22 Jul

It has been a long process from my initial contact with our GP to ask if I could be referred for an ADHD assessment, following on from my sons diagnosis. I have waited a year and half to be assessed by NHS, with still no actual appointment coming anytime soon, as the waitlist is so long.

We decided to sacrifice a family holiday and pay for a private assessment, as the combination of peri menopause and undiagnosed ADHD was just making it almost impossible to function day to day.

Tik Tok has many people on there talking about ADHD and its almost like its become a trend, its spoke about as quirky and fun, yet few are talking about the reality of undiagnosed ADHD in adults. Yeah I get that we can be fun people to be around, this is likely due to the impulsive tendencies and the inability to apply foresight when making decisions, so we just go with the flow in the moment, never thinking about consequences.

Anyway, back to my assessment, it went well. I was not nearly as nervous as I had over thought about it being(yeah, impulsive and an over thinker...who knew you can be both simultaneously) I was instantly put at ease by the clinician taking my assessment, and felt heard and understood from the first few questions. I will talk about the various areas covered and how they affect me personally, in another post, as I'd like to explore them in more depth.

As I already knew, i have ADHD. I needed to hear how it affects me, being validated by professionals. I needed to hear that my struggles were real, and that I was not broken and lazy like I had told myself my whole adult life. 

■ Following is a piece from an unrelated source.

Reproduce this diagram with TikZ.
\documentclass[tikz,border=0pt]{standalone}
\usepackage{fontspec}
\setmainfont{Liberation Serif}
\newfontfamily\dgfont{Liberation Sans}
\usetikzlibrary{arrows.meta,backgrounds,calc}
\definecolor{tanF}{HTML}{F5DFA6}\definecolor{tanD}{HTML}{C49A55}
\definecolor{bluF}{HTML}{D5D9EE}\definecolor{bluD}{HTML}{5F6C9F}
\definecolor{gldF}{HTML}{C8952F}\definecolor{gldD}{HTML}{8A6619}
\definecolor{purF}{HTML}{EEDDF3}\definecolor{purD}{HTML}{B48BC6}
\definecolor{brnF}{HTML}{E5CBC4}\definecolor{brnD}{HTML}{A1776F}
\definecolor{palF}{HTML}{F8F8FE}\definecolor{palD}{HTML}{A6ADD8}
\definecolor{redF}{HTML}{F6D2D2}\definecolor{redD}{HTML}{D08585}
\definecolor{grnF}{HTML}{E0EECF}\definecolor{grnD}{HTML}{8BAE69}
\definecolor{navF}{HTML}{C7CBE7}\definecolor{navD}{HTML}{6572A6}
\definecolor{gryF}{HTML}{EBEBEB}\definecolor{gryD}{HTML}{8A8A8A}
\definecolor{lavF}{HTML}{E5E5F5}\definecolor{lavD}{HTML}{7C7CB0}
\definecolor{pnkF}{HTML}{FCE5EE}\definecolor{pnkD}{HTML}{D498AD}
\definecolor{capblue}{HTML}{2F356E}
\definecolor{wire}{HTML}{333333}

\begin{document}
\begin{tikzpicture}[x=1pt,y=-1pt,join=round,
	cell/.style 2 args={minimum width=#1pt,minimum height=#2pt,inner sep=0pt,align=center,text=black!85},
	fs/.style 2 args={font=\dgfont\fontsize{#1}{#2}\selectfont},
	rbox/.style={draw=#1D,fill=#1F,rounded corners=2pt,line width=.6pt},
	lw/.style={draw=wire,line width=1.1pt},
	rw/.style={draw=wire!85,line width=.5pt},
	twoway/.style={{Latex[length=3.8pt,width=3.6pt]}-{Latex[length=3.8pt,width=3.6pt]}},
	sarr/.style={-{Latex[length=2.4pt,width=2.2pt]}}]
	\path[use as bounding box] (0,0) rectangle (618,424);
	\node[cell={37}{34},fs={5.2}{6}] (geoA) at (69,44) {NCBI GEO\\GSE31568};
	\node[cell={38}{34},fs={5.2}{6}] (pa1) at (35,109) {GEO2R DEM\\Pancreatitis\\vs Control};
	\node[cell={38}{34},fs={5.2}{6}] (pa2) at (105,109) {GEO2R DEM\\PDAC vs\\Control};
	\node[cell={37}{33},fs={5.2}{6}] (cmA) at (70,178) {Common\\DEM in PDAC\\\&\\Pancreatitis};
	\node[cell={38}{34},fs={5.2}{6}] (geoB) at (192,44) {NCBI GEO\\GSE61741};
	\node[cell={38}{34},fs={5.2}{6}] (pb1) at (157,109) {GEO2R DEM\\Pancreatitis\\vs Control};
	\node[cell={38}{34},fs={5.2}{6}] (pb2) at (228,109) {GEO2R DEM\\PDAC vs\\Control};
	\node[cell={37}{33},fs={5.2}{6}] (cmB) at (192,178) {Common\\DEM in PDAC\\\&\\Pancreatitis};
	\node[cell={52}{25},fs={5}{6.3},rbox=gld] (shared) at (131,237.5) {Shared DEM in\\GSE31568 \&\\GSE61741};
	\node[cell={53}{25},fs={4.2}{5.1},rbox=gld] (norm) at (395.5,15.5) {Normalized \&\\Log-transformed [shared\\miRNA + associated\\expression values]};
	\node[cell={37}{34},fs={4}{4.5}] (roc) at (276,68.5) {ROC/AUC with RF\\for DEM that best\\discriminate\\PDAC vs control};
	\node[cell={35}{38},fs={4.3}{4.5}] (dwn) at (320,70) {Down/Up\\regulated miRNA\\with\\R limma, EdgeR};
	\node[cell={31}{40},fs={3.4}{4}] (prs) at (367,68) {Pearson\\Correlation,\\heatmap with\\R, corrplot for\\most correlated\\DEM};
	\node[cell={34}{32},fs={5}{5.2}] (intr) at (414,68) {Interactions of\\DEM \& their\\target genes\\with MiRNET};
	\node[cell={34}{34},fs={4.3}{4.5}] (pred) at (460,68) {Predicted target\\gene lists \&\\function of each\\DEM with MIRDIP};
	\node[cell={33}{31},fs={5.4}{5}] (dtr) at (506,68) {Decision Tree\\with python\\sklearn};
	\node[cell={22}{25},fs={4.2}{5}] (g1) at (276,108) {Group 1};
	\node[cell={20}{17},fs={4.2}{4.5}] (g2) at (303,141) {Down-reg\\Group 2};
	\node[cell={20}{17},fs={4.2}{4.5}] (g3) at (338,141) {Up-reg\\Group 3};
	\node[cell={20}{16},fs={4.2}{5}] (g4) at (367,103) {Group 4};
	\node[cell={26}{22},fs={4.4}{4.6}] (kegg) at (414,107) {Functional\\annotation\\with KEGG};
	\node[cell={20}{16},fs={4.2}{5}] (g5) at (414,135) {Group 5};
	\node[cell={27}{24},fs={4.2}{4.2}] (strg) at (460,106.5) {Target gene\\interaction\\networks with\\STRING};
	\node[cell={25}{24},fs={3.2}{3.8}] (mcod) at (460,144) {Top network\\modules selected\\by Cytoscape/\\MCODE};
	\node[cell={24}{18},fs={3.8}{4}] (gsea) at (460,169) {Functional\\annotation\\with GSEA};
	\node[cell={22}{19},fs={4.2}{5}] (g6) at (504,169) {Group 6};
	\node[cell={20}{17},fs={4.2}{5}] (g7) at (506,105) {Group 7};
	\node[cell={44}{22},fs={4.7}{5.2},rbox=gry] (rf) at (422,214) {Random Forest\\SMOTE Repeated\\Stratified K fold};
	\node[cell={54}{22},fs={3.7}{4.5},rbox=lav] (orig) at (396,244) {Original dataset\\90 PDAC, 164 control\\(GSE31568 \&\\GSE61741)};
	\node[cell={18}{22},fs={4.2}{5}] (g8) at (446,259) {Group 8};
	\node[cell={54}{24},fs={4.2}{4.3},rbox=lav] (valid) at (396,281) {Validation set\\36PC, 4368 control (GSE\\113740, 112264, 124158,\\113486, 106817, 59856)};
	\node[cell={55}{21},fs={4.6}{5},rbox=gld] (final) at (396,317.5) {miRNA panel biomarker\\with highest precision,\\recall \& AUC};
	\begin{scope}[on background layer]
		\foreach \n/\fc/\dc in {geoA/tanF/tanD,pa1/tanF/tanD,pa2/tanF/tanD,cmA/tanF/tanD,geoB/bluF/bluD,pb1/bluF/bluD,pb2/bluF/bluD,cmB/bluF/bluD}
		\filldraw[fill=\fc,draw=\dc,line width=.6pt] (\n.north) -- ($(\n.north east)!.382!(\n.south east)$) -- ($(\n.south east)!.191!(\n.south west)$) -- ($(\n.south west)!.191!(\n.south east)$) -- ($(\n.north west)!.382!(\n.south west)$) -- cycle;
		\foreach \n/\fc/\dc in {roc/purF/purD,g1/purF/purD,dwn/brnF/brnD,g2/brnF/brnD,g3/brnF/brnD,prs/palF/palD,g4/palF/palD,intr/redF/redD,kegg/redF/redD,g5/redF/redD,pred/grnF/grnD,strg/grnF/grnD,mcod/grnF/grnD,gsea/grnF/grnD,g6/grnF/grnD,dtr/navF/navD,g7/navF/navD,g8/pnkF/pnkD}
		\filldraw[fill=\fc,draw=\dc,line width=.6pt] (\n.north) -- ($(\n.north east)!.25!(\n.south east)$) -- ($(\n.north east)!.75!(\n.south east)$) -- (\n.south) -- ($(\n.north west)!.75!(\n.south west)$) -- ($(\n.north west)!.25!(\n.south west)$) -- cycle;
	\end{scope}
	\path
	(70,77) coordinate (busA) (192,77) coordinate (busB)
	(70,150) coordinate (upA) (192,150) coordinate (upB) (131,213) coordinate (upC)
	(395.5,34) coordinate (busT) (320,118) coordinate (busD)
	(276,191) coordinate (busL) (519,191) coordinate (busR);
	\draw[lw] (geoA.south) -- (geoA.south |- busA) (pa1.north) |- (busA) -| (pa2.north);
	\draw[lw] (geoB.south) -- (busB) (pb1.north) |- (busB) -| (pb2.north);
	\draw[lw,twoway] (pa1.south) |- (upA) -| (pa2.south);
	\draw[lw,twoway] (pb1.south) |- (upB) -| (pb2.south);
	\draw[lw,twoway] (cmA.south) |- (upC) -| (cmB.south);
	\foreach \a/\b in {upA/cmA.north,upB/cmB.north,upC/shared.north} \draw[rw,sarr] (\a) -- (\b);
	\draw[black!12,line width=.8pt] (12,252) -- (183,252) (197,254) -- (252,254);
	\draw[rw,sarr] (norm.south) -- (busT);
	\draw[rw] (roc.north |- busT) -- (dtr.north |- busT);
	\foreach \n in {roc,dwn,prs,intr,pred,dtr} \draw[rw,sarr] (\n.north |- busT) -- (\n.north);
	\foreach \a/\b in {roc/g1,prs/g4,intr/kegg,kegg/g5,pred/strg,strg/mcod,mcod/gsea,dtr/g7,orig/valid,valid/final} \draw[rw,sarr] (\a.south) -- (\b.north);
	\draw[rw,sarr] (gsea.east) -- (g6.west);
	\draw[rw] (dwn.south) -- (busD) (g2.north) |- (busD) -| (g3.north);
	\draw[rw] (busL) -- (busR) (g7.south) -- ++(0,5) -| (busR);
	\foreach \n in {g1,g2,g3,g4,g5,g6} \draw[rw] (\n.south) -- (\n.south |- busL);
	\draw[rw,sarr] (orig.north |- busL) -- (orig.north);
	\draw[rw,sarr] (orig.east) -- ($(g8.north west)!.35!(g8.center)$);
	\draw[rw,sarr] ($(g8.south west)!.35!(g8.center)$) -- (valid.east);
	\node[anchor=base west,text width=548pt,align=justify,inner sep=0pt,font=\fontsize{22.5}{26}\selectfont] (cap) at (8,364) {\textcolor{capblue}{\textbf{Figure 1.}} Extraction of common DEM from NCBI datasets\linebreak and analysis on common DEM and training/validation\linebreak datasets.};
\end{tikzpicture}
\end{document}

I will also explore how I was as a child in another post, how we learn to mask behaviours and feelings. 

For now I am just happy to have a diagnosis that actually makes sense, and feels like that explains, what I have been trying to explain to GP's for the past 21 years of my life.

Medication is now the next thing to try, I have been prescribed many different medications in the past for depression, anxiety, pain...all of which didn't relieve the worst of my symptoms. I am hopeful that what I am about to start will support me in being, the best version of me.